Family members of Emmett Till, a teenage boy from Chicago lynched in Mississippi in 1955 because he allegedly whistled at a white woman, have uncovered a warrant for the woman and are demanding she be arrested for her part in Till’s murder, the Associated Press reports.
The warrant for Carolyn Bryant Donham, currently a North Carolina resident in her late 80s, was issued because she told her husband and others that the boy had whistled at her while she worked in a store. Her husband, Roy Bryant, and another man showed up at Till’s great-uncle’s house, where the boy was visiting on his trip from Chicago, and kidnapped Emmett at gunpoint. Till’s body–grotesquely disfigured because of torture–was found later in the nearby Tallahatchie river. His mother ordered his viewing to feature an open casket to exhibit the brutality of his racist murderers, and the image of his disfigured corpse became a rallying point for the civil rights movement.
Written out for “Mrs. Roy Bryant,” the warrant reportedly was not served because Bryant was a mother with two small children she had to care for, the Leflore County sheriff at the time said.

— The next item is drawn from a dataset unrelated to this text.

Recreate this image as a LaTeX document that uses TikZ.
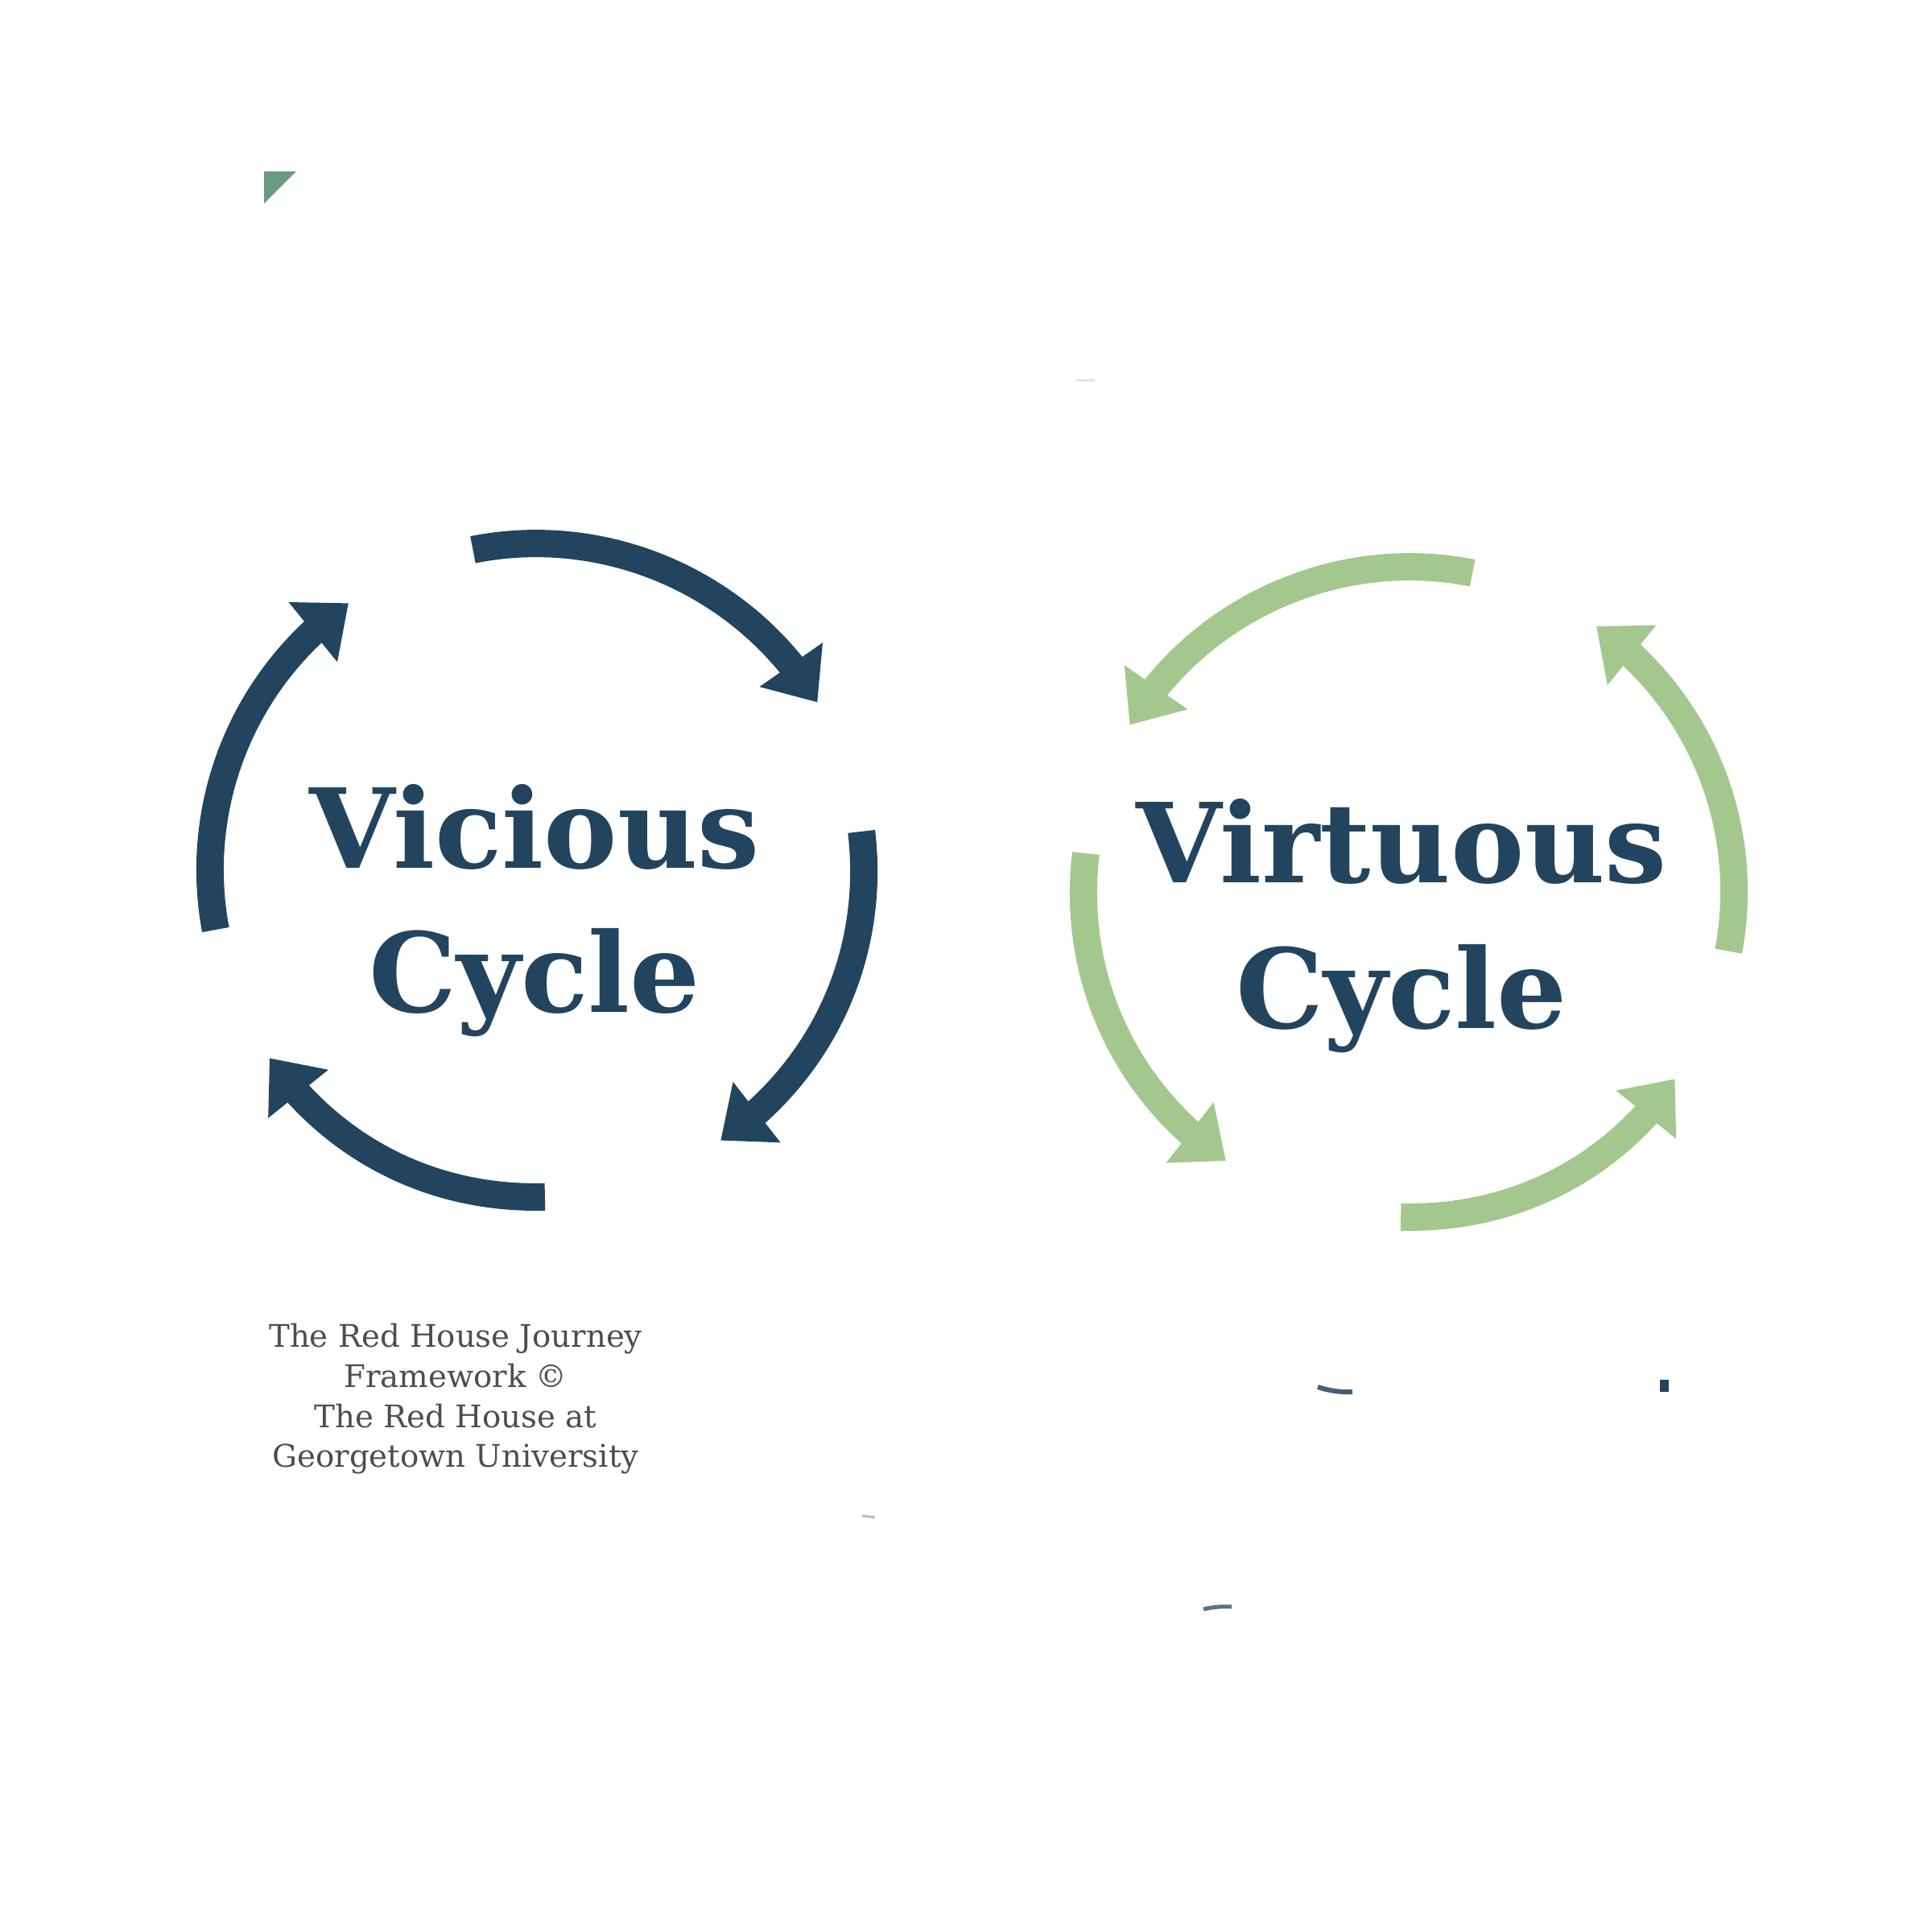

Bryant reportedly identified Till to her husband and another man, John William Milam, raising their anger and stoking the men’s anger until they sought to attack Till, who violated societal norms in the Jim Crow South by commenting on a white woman. Roy Bryant and JW Milam were acquitted by a Mississippi jury comprised of all white people; they admitted to killing Till in a 1956 magazine interview for which they were each paid $4,000 after the trial.